* _INFORMATION PROVIDED_
• • • • • • •

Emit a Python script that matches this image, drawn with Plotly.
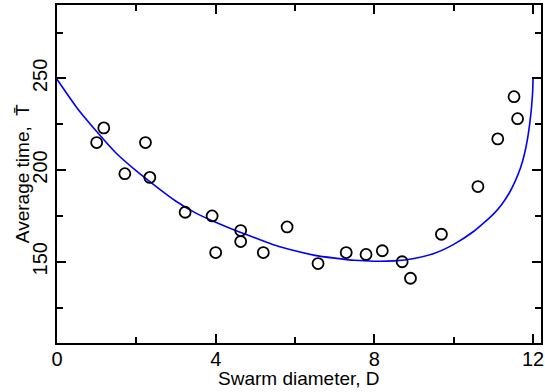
import plotly.graph_objects as go

# Observed data points
D_obs = [1.00, 1.18, 1.71, 2.23, 2.34, 3.23, 3.91, 4.00, 4.63, 4.63, 5.20, 5.80,
         6.58, 7.29, 7.79, 8.20, 8.70, 8.91, 9.69, 10.61, 11.11, 11.52, 11.61]
T_obs = [215, 223, 198, 215, 196, 177, 175, 155, 167, 161, 155, 169,
         149, 155, 154, 156, 150, 141, 165, 191, 217, 240, 228]

# Fitted curve
D_fit = [0.0, 0.5, 1.0, 1.5, 2.0, 2.5, 3.0, 3.5, 4.0, 4.5, 5.0, 5.5, 6.0, 6.5, 7.0,
         7.5, 8.0, 8.5, 9.0, 9.5, 10.0, 10.5, 10.8, 11.0, 11.2, 11.4, 11.55, 11.68,
         11.78, 11.86, 11.92, 11.96, 11.99, 12.0]
T_fit = [249.5, 234, 221, 209, 199.5, 191, 183, 176.5, 171.5, 167, 163, 159, 156,
         153.5, 152, 150.8, 150.3, 150.5, 151.8, 154.5, 159.5, 166.5, 172, 176,
         181, 187.5, 194, 201, 208.5, 217, 226, 234, 243, 250]

x_ticks = [0, 4, 8, 12]
y_ticks = [150, 200, 250]

fig = go.Figure()
fig.add_trace(go.Scatter(x=D_fit, y=T_fit, mode="lines",
                         line=dict(color="#0000ff", width=1.6, shape="spline", smoothing=0.5),
                         showlegend=False, hoverinfo="skip"))
fig.add_trace(go.Scatter(x=D_obs, y=T_obs, mode="markers",
                         marker=dict(symbol="circle-open", size=11, color="black", line=dict(width=1.8)),
                         showlegend=False))

tick_font = dict(family="Liberation Sans, Arial, sans-serif", size=20, color="black")
title_font = dict(family="Liberation Sans, Arial, sans-serif", size=19, color="black")

fig.update_layout(
    width=545, height=392,
    margin=dict(l=57, r=4, t=5, b=49),
    paper_bgcolor="white", plot_bgcolor="white",
    font=tick_font,
    xaxis=dict(range=[0, 12.2], tickvals=x_ticks, ticktext=[str(v) for v in x_ticks],
               ticks="inside", ticklen=9, tickwidth=1.5, tickcolor="black",
               minor=dict(tickvals=[2, 6, 10], ticks="inside", ticklen=6, tickwidth=1.5, tickcolor="black"),
               showline=True, linecolor="black", linewidth=2, mirror="ticks",
               showgrid=False, zeroline=False, automargin=False, tickfont=tick_font,
               ticklabelstandoff=-3),
    yaxis=dict(range=[105.7, 290], tickvals=y_ticks, ticktext=[str(v) for v in y_ticks],
               ticks="inside", ticklen=9, tickwidth=1.5, tickcolor="black",
               minor=dict(tickvals=[125, 175, 225, 275], ticks="inside", ticklen=6, tickwidth=1.5, tickcolor="black"),
               showline=True, linecolor="black", linewidth=2, mirror="ticks",
               showgrid=False, zeroline=False, tickangle=-90, automargin=False, tickfont=tick_font),
    annotations=[
        dict(text="Swarm diameter, D", x=0.5, xref="paper", y=-0.068, yref="paper",
             yanchor="top", xanchor="center", showarrow=False, font=title_font),
        dict(text="Average time,  T\u0304", x=-0.072, xref="paper", y=0.5, yref="paper",
             xanchor="center", yanchor="middle", textangle=-90, showarrow=False, font=title_font),
        dict(text="T\u0304", x=(418 - 57) / 484, xref="paper", y=-0.135, yref="paper",
             yanchor="top", xanchor="center", showarrow=False, font=title_font),
    ],
)

fig.write_html("out.html", config={"displayModeBar": False},
               post_script="document.body.style.margin='0';document.body.style.overflow='hidden';")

• • • • • • •

* _EXERCISE GOAL_
Take the lines from the start of the material to the line with "import plotly.graph_objects as go", both included, and transcribe them exactly without the pictures.

* _FINAL RESULT_
Emit a Python script that matches this image, drawn with Plotly.
import plotly.graph_objects as go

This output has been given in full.